■ Written instruction
In the listing below, find every line with the string "that" and pull it out.
==== Data provided ====
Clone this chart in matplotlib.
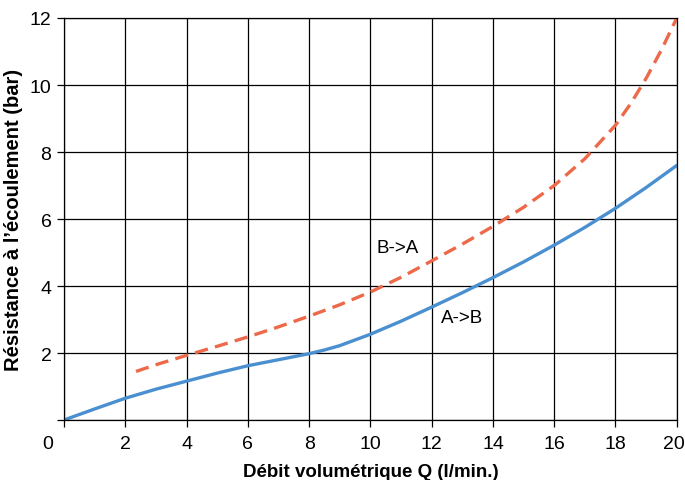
====
==== Data provided ====
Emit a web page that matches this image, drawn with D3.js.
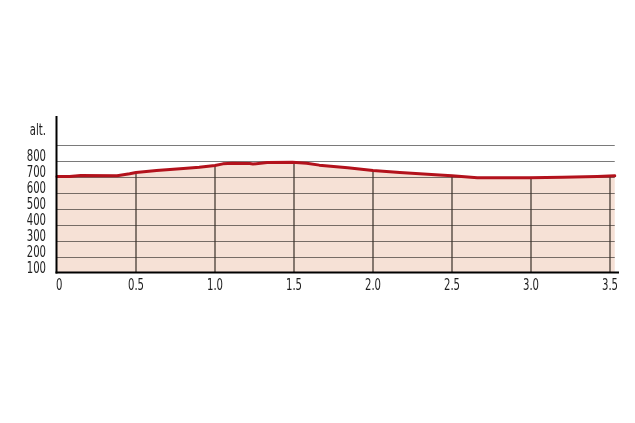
====
==== Data provided ====
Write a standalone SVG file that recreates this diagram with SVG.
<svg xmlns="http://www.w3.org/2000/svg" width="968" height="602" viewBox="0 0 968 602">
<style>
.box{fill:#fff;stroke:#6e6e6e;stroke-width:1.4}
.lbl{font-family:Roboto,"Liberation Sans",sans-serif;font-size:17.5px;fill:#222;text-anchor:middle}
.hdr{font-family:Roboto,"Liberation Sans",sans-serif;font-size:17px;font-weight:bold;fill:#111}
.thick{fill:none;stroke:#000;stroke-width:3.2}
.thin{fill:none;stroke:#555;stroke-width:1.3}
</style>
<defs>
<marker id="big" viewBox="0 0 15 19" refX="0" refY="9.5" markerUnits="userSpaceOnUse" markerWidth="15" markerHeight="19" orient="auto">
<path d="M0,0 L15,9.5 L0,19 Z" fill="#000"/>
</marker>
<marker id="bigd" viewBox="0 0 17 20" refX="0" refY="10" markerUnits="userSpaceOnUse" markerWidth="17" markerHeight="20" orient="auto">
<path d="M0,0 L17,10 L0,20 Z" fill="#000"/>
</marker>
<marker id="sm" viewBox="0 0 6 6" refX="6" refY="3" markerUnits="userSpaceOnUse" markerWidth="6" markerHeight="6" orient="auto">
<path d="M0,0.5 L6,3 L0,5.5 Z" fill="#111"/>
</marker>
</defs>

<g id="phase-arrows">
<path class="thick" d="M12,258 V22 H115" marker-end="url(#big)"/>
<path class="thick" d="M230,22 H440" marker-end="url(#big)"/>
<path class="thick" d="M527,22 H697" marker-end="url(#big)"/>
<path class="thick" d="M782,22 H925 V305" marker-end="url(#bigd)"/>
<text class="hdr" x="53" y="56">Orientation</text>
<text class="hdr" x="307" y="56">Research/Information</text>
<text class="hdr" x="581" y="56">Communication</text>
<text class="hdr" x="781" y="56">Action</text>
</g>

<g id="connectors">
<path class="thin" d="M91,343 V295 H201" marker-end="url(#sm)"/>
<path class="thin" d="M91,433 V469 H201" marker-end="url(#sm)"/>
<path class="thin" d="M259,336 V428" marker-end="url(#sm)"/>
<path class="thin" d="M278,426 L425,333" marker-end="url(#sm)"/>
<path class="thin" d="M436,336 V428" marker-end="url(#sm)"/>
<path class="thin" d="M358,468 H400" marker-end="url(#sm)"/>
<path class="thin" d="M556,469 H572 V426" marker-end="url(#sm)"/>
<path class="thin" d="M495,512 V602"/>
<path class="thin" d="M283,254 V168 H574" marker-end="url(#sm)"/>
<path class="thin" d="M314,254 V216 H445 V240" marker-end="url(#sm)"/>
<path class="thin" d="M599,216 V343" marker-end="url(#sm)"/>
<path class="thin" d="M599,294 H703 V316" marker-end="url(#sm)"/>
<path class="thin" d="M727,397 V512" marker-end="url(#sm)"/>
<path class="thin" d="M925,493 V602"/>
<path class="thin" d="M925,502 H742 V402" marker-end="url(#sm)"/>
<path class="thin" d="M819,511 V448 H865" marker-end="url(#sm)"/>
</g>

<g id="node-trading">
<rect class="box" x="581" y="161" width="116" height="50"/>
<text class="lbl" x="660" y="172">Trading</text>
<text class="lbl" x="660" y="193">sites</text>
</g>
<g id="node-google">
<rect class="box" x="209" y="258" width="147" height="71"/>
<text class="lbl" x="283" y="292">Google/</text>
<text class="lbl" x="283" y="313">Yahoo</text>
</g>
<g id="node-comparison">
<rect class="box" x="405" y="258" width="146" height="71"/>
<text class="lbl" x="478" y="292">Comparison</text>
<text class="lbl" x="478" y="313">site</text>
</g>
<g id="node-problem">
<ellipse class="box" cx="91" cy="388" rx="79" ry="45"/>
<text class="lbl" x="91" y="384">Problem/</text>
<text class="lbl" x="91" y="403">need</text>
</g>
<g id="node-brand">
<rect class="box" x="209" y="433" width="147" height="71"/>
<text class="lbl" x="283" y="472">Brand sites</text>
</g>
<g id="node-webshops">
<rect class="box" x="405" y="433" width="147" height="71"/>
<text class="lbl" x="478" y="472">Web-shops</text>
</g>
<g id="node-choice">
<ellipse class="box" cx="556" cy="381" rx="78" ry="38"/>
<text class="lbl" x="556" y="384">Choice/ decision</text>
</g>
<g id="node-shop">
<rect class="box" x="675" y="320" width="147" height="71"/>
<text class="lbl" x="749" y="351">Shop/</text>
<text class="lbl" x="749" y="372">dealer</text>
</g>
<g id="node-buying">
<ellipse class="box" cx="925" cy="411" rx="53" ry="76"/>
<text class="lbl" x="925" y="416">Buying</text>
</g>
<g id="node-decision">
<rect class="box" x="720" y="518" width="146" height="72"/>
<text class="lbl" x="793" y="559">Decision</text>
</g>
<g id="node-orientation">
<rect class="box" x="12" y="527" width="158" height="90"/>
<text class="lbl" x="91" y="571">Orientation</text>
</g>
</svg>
====
■ In response
Emit a web page that matches this image, drawn with D3.js.
Write a standalone SVG file that recreates this diagram with SVG.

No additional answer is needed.